Oct. 27, 2007 -- Among pint-sized cheerleaders, itty-bitty beauty queens, and in the malls of America, the sassy-sexy look isn't just for teens anymore.
Some say younger girls are going shorter and barer -- taking their cues from characters like the Cheetah Girls, the Pussycat Dolls and the Bratz dolls -- and some observers are saying they've had enough.
Celia Rivenbark, a mom who hit her breaking point with the shrinking fashions, wrote a book called, "Stop Dressing Your Six Year Old Like a Skank."
"The moms are buying it, the dads are buying and maybe on some level the parents think, 'Oh that's cute, that's harmless, that's innocent' -- but I don't think it is," Rivenbank said. "The children are wearing them down."
And psychologist Dr. Jeff Gardere warns that how a child dresses as young as age three can have serious consequences.
"You can be doing real damage to your child," Gardere said. "They are forming their taste at a very young age. They can hurt their futures. They can hurt their reputations, their chances for success."

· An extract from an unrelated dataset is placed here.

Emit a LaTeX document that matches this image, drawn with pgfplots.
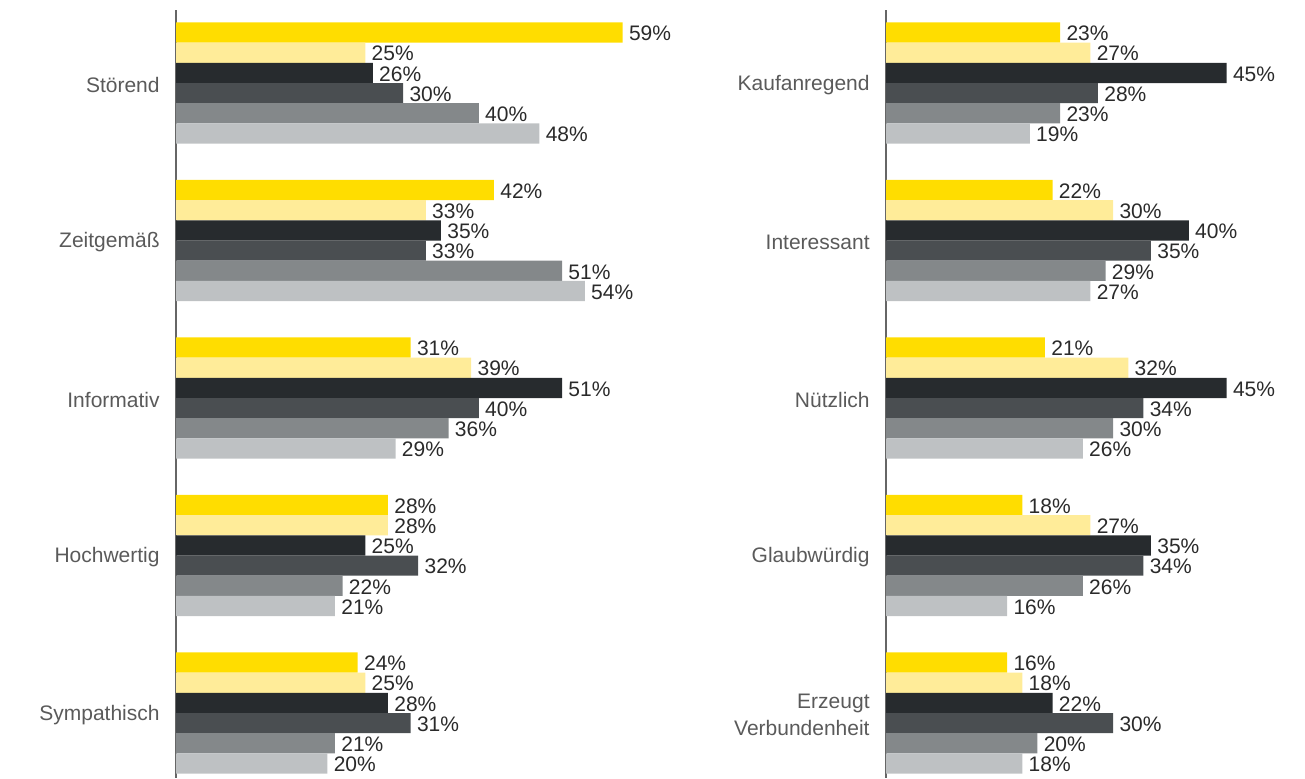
\documentclass[border=0pt]{standalone}
\usepackage{fontspec}
\setmainfont{Liberation Sans}
\usepackage{pgfplots}
\usepackage{pgfplotstable}
\pgfplotsset{compat=1.18}

\definecolor{cA}{HTML}{FFDD00}
\definecolor{cB}{HTML}{FFEC99}
\definecolor{cC}{HTML}{272B2E}
\definecolor{cD}{HTML}{4A4E51}
\definecolor{cE}{HTML}{84888A}
\definecolor{cF}{HTML}{BEC1C3}
\definecolor{labelgray}{HTML}{5A5A5A}
\definecolor{valdark}{HTML}{2A2A2A}

% left panel: Störend, Zeitgemäß, Informativ, Hochwertig, Sympathisch
\pgfplotstableread{
y a  b  c  d  e  f
0 59 25 26 30 40 48
1 42 33 35 33 51 54
2 31 39 51 40 36 29
3 28 28 25 32 22 21
4 24 25 28 31 21 20
}\lefttab
% right panel: Kaufanregend, Interessant, Nützlich, Glaubwürdig, Erzeugt Verbundenheit
\pgfplotstableread{
y a  b  c  d  e  f
0 23 27 45 28 23 19
1 22 30 40 35 29 27
2 21 32 45 34 30 26
3 18 27 35 34 26 16
4 16 18 22 30 20 18
}\righttab

\pgfplotsset{
  panel/.style={
    xbar, scale only axis,
    height=384pt,
    xmin=0, ymin=-0.4635, ymax=4.4127,
    y dir=reverse,
    axis x line=none,
    axis y line=left,
    y axis line style={-, color=black!60, line width=0.8pt},
    ytick={0,1,2,3,4},
    major tick length=0pt,
    yticklabel style={align=right, color=labelgray, inner sep=0pt, xshift=-8pt,
      yshift=-1pt, font=\fontsize{10.5}{13.5}\selectfont},
    bar width=10.1pt,
    clip=false,
    /pgf/number format/assume math mode=true,
    nodes near coords={\pgfmathprintnumber{\pgfplotspointmeta}\%},
    every node near coord/.append style={anchor=west, inner sep=0pt, xshift=3pt,
      yshift=-0.5pt, color=valdark, font=\fontsize{10.5}{12}\selectfont},
  },
}

\begin{document}
\begin{tikzpicture}
\begin{axis}[panel, at={(88pt,-5pt)}, anchor=north west,
  width=227.1pt, xmax=60,
  yticklabels={Störend, Zeitgemäß, Informativ, Hochwertig, Sympathisch}]
  \addplot[fill=cA, draw=none, bar shift=25.25pt] table[x=a, y=y] {\lefttab};
  \addplot[fill=cB, draw=none, bar shift=15.15pt] table[x=b, y=y] {\lefttab};
  \addplot[fill=cC, draw=none, bar shift=5.05pt] table[x=c, y=y] {\lefttab};
  \addplot[fill=cD, draw=none, bar shift=-5.05pt] table[x=d, y=y] {\lefttab};
  \addplot[fill=cE, draw=none, bar shift=-15.15pt] table[x=e, y=y] {\lefttab};
  \addplot[fill=cF, draw=none, bar shift=-25.25pt] table[x=f, y=y] {\lefttab};
\end{axis}
\begin{axis}[panel, at={(443pt,-5pt)}, anchor=north west,
  width=189.25pt, xmax=50,
  yticklabels={Kaufanregend, Interessant, Nützlich, Glaubwürdig, {Erzeugt\\Verbundenheit}}]
  \addplot[fill=cA, draw=none, bar shift=25.25pt] table[x=a, y=y] {\righttab};
  \addplot[fill=cB, draw=none, bar shift=15.15pt] table[x=b, y=y] {\righttab};
  \addplot[fill=cC, draw=none, bar shift=5.05pt] table[x=c, y=y] {\righttab};
  \addplot[fill=cD, draw=none, bar shift=-5.05pt] table[x=d, y=y] {\righttab};
  \addplot[fill=cE, draw=none, bar shift=-15.15pt] table[x=e, y=y] {\righttab};
  \addplot[fill=cF, draw=none, bar shift=-25.25pt] table[x=f, y=y] {\righttab};
\end{axis}
\pgfresetboundingbox
\path (0pt,0pt) rectangle (652.5pt,-389pt);
\end{tikzpicture}
\end{document}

Ten-year-old Ashley Parks said she admires the Pussycat Doll look.
"I like how it's sexy," she said.
Six year-old Venus Melvin aims a bit older, looking to model and fashion mogul Kimora Lee Simmons.
"She is really creative," Melvin said, "and she knows how to handle fashion."
Three North Carolina moms and one dad who spoke to "Good Morning America Weekend Edition" said the pressure to please their little princesses -- but still have them look their age -- is no easy task.
"When I am talking to my daughter, she'll sit there and say, 'You don't know fashion' and how can I compete with that?" the dad asked.
One mom said, "I am just amazed at how much shorter the dresses are getting. They have stuff for the kids I wouldn't wear."
The parents said department stores need to tone it down in the children's section and lay off companies like "Pimpfants" that sell "baby beaters" and "junior pimp squad" t-shirts.
There even are choices -- plenty of them -- if your little one wants a thong or a padded bra.
Rivenbark said parents the power to say no, and avoiding the mommy drama is all about compromise. She stresses moderation, especially when it comes to "bling," and suggests bribing with bright colors. And layering can make almost anything more conservative.
She suggested asking kids, "Is this out of the question, or is there some way to split to difference with this? I know it seems this is a little challenging, but you could wear a little cover-up a little shawl?"
"There's no reason that your child should be deprived of the fashion," Rivenbark added.